Sight Line: Designing better streets for people with low vision
Much of the current debate about how streets are designed is focused on the need to re-establish the balance between their functions as conduits for traffic and places for people.
This has prompted a fundamental reassessment of many of the assumptions that underpin conventional street design practice. New streets should be places for everyone - and their character should become more inclusive rather than less. However, as new streetscape designs are implemented, some communities feel that the reverse is occurring.
Working in partnership with CABE Space, which instigated the study, this project focused on how blind and partially sighted people navigate the public realm in order to embed an understanding of their needs into emerging street design practice. It engaged with urban designers, engineers and people with low vision in order to share information and insights. By looking at how real people experience street environments, it sought to move the debate away from abstract ideas and towards practical interventions informed by user experience.
Central to the project was an ethnographic study that explored how eight people with different visual impairments navigate their local area. All were based in the UK and there was a spread of age and gender amongst participants. Interviews and observations were combined with shadowing; people were asked to undertake local journeys that were filmed and photographed, and to give a running commentary to reveal difficulties and open up their 'world' to the researcher.
Mapping techniques were developed to tie insights and experiences to specific spatial locations whilst maintaining a journey narrative. A 'navigation map' was developed to represent the different sources of information and feedback that each individual uses to navigate. In addition, experts in streetscape management were consulted and design professionals in different local authorities were interviewed to understand variability in practice.

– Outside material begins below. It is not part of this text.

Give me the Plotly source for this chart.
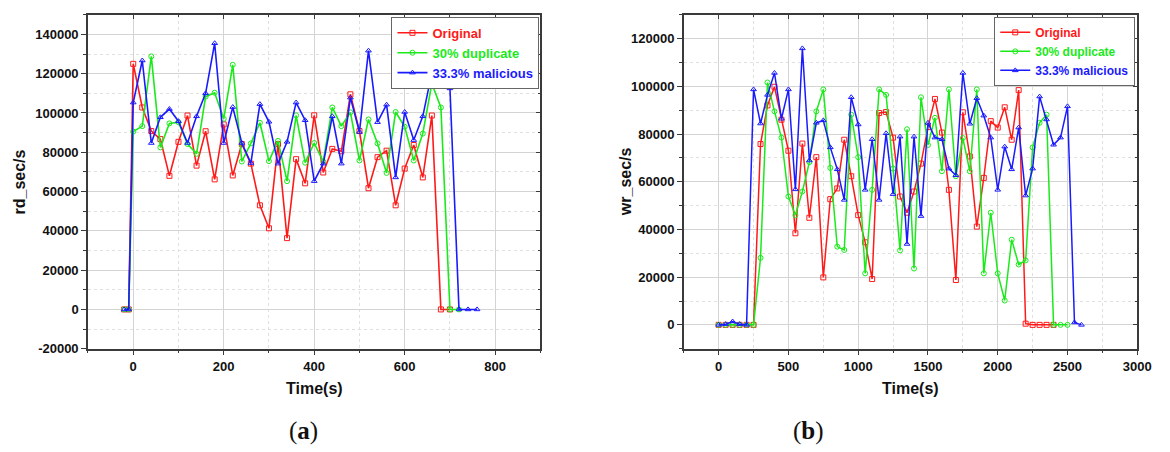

The research has been used in two ways. Key insights have been packaged and presented to urban designers and highways engineers in ways that they can easily access and use, and practical interventions have been proposed that allow visually impaired people to navigate the streets confidently and safely. These ideas have been written up in a publication that offers advice on the design of streetscape features for people with visual impairments as well as suggesting new kinds of provision and changes to the way standards are applied.
The project highlights the importance of engaging with people at the start of the design process and acknowledges the range of requirements that different users of public spaces have. The work with blind and partially sighted people demonstrates how inconsistent application of tactile paving standards has created uncertainty and confusion. Their experiences have been written into an installation based on Google Earth, presenting each user journey in an informative and engaging manner.
Opportunities to design new products and interventions were articulated as design briefs covering:
- Pathways and crossings: creating exemplar designs using tactile paving
- Diversions: helping people to deal with unexpected obstacles such as road works
- Sound interventions: using auditory feedback for additional orientation and guidance
- Information furniture: adding information to existing streetscape elements
- Technology: scoping and suggesting opportunities for digital support.
Sketch models based on these briefs show best practice by illustrating features that make streets accessible to long cane users, guide dog users and visually impaired people who rely on their sight. The results of this design study have been communicated to various stakeholders, including the Department for Transport, Transport for London and Guide Dogs for the Blind.